Garcia said Woods distracted him by pulling a club from his bag -- stirring the gathered gallery while Garcia attempted a shot elsewhere.
Woods said he didn't see Garcia when he made the move, and besides, the course marshals gave him the OK.
The course marshals, well, they see things a bit differently.
The play in question occurred on the second hole of the third round at TPC Sawgrass. Garcia and Woods were playing partners for the round, and the two feuding golfers traded barbs throughout the weekend.
"It's very simple," Garcia said during an NBC interview Saturday. "You have to pay attention to what's going on because the other guy is hitting. You do something when you're in the crowd and the crowd is going to respond."

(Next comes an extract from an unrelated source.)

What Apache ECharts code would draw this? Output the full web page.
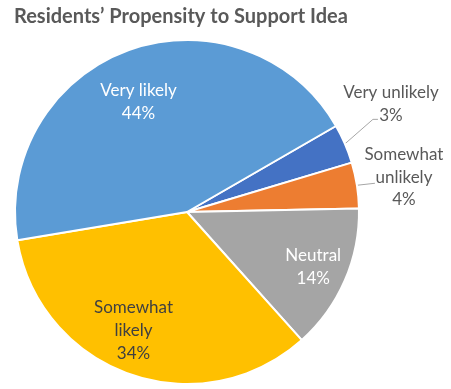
<!DOCTYPE html>
<html><head><meta charset="utf-8">
<script src="https://cdn.jsdelivr.net/npm/echarts@6/dist/echarts.min.js"></script>
<style>html,body{margin:0;padding:0;background:#fff}#c{width:451px;height:389px}</style>
</head><body><div id="c"></div>
<script>
var categories = ['Very unlikely', 'Somewhat unlikely', 'Neutral', 'Somewhat likely', 'Very likely'];
var labelNames = ['Very unlikely', 'Somewhat\nunlikely', 'Neutral', 'Somewhat\nlikely', 'Very likely'];
var values = [3.7, 4.3, 13.7, 34.0, 44.3];
var percentLabels = ['3%', '4%', '14%', '34%', '44%'];
var colors = ['#4472C4', '#ED7D31', '#A5A5A5', '#FFC000', '#5B9BD5'];
var labelColors = ['#595959', '#595959', '#ffffff', '#404040', '#ffffff'];
var outside = [true, true, false, false, false];

// label placement (styling, not data)
var CX = 187, CY = 212, R = 172;
var insidePlace = { 2: [0.80, 0], 3: [0.755, -5], 4: [0.70, 4] };           // [radius fraction, angle shift deg]
var outsidePlace = { 0: { c: [46, -40], l: [[-18, 15.5], [-13, 15.5]] },     // offsets from sector edge point
                     1: { c: [47, -8], l: [[-29, 6], [-29, 6]] } };

var FONT = 'Lato';
var data = categories.map(function (c, i) {
  return {
    name: c, value: values[i],
    itemStyle: { color: colors[i] },
    label: {
      show: true,
      position: outside[i] ? 'outside' : 'inside',
      color: labelColors[i],
      lineHeight: outside[i] ? 22.5 : 23
    },
    labelLine: { show: outside[i] }
  };
});
var chart = echarts.init(document.getElementById('c'), null, { renderer: 'canvas' });
chart.setOption({
  animation: false,
  title: {
    text: 'Residents\u2019 Propensity to Support Idea',
    left: 9, top: 2,
    textStyle: { fontFamily: FONT, fontWeight: 'bold', fontSize: 20, color: '#595959' }
  },
  series: [{
    type: 'pie',
    center: [CX, CY],
    radius: [0, R],
    startAngle: 30,
    clockwise: true,
    avoidLabelOverlap: false,
    itemStyle: { borderColor: '#fff', borderWidth: 2 },
    label: {
      fontFamily: FONT, fontSize: 17, overflow: 'none',
      formatter: function (p) { return labelNames[p.dataIndex] + '\n' + percentLabels[p.dataIndex]; }
    },
    labelLine: { length: 15, length2: 8, lineStyle: { color: '#A6A6A6', width: 1 } },
    labelLayout: function (p) {
      var i = p.dataIndex;
      if (outside[i]) {
        var o = outsidePlace[i];
        var p0 = p.labelLinePoints && p.labelLinePoints[0];
        if (!p0) return {};
        var x = p0[0] + o.c[0], y = p0[1] + o.c[1];
        return {
          x: x, y: y, align: 'center', verticalAlign: 'middle',
          labelLinePoints: [[p0[0], p0[1]], [x + o.l[0][0], y + o.l[0][1]], [x + o.l[1][0], y + o.l[1][1]]]
        };
      } else {
        var pl = insidePlace[i];
        var lx = p.labelRect.x + p.labelRect.width / 2, ly = p.labelRect.y + p.labelRect.height / 2;
        var ang = Math.atan2(ly - CY, lx - CX) - pl[1] * Math.PI / 180;
        return {
          x: CX + R * pl[0] * Math.cos(ang), y: CY + R * pl[0] * Math.sin(ang),
          align: 'center', verticalAlign: 'middle'
        };
      }
    },
    emphasis: { disabled: true },
    data: data
  }]
});
</script></body></html>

Woods' response to Garcia's complaint was simple: The marshals said I could.
"The marshals, they told me he already hit, so I pulled a club and was getting ready to play my shot," Woods explained. "And then I hear [Garcia's] comments afterward, and it's not real surprising that he's complaining about something."
"He didn't ask us nothing," marshal Gary Anderson said Sunday, according to a report by Sports Illustrated. "We didn't say nothing. We're told not to talk to the players."
Chief marshal John North was also present for Woods' controversial shot on the par-5 hole.
"Nothing was said to us and we certainly said nothing to him," North said, according to Sports Illustrated. "I was disappointed to hear him make those remarks. We're there to help the players and enhance the experience of the fans. He was saying what was good for him. It lacked character."
While no one won the battle of he said/he said, Woods did go on to win his fourth tournament of the year while Garcia imploded over the final holes of Sunday's final round and finished tied for eighth.